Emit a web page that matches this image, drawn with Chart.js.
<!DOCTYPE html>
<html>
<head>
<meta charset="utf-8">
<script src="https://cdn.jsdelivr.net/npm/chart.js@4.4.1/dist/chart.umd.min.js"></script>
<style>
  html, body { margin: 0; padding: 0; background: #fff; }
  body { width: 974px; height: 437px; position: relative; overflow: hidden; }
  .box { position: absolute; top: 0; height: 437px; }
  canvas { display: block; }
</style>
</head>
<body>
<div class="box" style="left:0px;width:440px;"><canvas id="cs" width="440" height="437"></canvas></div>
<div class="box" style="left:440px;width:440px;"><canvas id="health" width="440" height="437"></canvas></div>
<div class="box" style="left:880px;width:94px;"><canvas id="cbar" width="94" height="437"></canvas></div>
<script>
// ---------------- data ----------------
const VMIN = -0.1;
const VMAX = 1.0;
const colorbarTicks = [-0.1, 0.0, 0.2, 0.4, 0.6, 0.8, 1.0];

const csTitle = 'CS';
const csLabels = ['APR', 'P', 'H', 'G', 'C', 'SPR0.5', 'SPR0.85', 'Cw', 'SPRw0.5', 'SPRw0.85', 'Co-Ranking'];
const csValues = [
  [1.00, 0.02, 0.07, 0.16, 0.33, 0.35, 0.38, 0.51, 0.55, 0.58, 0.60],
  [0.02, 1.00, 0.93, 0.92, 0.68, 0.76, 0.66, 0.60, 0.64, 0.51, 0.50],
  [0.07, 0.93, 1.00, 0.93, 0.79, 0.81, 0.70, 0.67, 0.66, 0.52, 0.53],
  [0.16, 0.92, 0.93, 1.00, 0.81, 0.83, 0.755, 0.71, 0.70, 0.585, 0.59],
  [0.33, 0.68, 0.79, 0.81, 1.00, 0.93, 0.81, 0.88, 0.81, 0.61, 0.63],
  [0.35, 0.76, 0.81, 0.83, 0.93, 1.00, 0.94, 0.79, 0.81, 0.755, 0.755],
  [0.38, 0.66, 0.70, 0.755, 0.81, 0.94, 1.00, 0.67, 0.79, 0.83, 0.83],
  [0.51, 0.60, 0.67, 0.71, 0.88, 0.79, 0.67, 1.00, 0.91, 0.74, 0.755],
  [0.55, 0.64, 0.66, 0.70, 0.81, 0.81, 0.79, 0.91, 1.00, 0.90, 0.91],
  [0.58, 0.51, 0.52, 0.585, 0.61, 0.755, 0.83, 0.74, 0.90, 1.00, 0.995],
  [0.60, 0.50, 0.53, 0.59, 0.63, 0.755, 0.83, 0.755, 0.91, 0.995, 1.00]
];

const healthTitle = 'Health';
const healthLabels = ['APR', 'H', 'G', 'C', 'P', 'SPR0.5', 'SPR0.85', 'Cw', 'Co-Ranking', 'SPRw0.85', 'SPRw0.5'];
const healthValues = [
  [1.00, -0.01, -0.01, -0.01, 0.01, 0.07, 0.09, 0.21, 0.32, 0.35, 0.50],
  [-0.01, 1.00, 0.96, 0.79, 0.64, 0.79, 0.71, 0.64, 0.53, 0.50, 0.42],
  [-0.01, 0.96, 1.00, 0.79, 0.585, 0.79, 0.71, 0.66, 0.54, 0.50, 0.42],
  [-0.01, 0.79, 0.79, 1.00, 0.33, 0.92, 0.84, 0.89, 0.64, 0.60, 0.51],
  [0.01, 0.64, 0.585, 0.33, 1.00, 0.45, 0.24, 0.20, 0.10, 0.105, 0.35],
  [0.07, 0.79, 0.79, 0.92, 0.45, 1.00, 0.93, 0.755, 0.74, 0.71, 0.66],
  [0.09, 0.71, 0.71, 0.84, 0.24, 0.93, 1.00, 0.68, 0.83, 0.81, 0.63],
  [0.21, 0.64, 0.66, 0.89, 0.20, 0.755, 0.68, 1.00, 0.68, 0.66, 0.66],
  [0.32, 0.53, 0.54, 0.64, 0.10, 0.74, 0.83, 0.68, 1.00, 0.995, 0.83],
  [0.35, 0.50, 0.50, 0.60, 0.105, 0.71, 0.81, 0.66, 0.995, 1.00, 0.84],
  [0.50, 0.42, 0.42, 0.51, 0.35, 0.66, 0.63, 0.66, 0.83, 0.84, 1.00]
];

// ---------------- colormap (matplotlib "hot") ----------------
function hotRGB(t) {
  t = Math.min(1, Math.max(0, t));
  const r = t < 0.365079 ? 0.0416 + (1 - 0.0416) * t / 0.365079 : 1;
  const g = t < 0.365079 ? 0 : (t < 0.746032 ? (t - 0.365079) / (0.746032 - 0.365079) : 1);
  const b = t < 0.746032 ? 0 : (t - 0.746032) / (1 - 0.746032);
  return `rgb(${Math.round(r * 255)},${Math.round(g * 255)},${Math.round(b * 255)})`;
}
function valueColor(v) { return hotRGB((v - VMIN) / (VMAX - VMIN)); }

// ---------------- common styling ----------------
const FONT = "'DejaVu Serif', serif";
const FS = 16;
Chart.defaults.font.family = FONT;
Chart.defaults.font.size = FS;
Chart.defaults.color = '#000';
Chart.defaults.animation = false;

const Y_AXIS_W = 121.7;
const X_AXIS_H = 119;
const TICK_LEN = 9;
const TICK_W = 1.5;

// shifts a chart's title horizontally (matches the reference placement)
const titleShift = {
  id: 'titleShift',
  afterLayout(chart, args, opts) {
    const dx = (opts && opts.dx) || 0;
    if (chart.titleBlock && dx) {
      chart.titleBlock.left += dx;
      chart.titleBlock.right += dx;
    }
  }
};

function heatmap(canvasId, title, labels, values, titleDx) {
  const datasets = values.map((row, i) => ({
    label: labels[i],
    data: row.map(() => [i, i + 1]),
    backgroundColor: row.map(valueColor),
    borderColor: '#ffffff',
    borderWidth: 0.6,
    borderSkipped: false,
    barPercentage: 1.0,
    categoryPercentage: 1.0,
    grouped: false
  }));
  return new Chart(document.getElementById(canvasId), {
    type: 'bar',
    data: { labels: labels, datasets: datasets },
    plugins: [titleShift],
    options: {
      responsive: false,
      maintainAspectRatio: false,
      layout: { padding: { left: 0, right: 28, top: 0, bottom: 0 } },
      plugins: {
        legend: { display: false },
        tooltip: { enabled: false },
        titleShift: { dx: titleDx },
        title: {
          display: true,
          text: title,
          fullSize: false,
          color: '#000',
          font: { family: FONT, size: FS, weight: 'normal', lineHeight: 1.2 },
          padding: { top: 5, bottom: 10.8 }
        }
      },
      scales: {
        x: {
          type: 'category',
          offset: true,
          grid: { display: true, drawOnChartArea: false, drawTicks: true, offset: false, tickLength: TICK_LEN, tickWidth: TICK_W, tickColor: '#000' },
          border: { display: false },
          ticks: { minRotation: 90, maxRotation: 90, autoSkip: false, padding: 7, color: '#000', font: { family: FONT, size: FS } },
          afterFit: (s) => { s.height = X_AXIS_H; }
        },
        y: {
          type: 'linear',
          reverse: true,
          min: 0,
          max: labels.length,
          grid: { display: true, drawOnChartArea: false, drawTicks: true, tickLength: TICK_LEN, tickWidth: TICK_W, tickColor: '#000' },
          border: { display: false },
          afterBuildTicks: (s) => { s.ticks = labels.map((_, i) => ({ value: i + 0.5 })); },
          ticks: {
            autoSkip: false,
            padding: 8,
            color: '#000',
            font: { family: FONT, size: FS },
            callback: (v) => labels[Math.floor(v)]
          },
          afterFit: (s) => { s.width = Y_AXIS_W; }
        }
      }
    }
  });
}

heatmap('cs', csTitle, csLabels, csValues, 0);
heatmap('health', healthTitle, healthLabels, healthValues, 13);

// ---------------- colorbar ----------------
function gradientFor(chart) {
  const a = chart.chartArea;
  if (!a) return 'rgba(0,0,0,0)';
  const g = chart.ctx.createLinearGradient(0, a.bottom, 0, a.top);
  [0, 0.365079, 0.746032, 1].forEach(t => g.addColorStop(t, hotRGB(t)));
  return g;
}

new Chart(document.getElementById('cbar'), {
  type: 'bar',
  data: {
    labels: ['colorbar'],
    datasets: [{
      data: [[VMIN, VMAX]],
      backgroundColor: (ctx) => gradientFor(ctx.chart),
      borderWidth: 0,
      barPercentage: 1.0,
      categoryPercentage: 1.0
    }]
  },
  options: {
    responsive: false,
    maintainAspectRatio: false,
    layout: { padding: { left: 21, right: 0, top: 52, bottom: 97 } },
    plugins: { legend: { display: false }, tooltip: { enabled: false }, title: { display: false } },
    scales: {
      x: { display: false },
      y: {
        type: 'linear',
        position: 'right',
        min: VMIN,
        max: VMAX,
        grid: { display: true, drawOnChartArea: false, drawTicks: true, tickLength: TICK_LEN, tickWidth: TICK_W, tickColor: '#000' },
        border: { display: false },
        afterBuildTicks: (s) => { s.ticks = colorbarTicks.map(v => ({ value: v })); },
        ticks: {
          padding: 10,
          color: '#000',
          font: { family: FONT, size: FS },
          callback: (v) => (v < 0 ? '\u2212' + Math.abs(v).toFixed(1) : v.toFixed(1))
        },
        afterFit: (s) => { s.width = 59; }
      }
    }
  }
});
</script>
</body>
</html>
# # # # #
WRITTEN TASK -> Lines from the beginning of the data above through the line containing "const colorbarTicks = [-0.1, 0.0, 0.2, 0.4, 0.6, 0.8, 1.0];" are to be returned exactly, and no others.

FINISHED EXERCISE ->
Emit a web page that matches this image, drawn with Chart.js.
<!DOCTYPE html>
<html>
<head>
<meta charset="utf-8">
<script src="https://cdn.jsdelivr.net/npm/chart.js@4.4.1/dist/chart.umd.min.js"></script>
<style>
  html, body { margin: 0; padding: 0; background: #fff; }
  body { width: 974px; height: 437px; position: relative; overflow: hidden; }
  .box { position: absolute; top: 0; height: 437px; }
  canvas { display: block; }
</style>
</head>
<body>
<div class="box" style="left:0px;width:440px;"><canvas id="cs" width="440" height="437"></canvas></div>
<div class="box" style="left:440px;width:440px;"><canvas id="health" width="440" height="437"></canvas></div>
<div class="box" style="left:880px;width:94px;"><canvas id="cbar" width="94" height="437"></canvas></div>
<script>
// ---------------- data ----------------
const VMIN = -0.1;
const VMAX = 1.0;
const colorbarTicks = [-0.1, 0.0, 0.2, 0.4, 0.6, 0.8, 1.0];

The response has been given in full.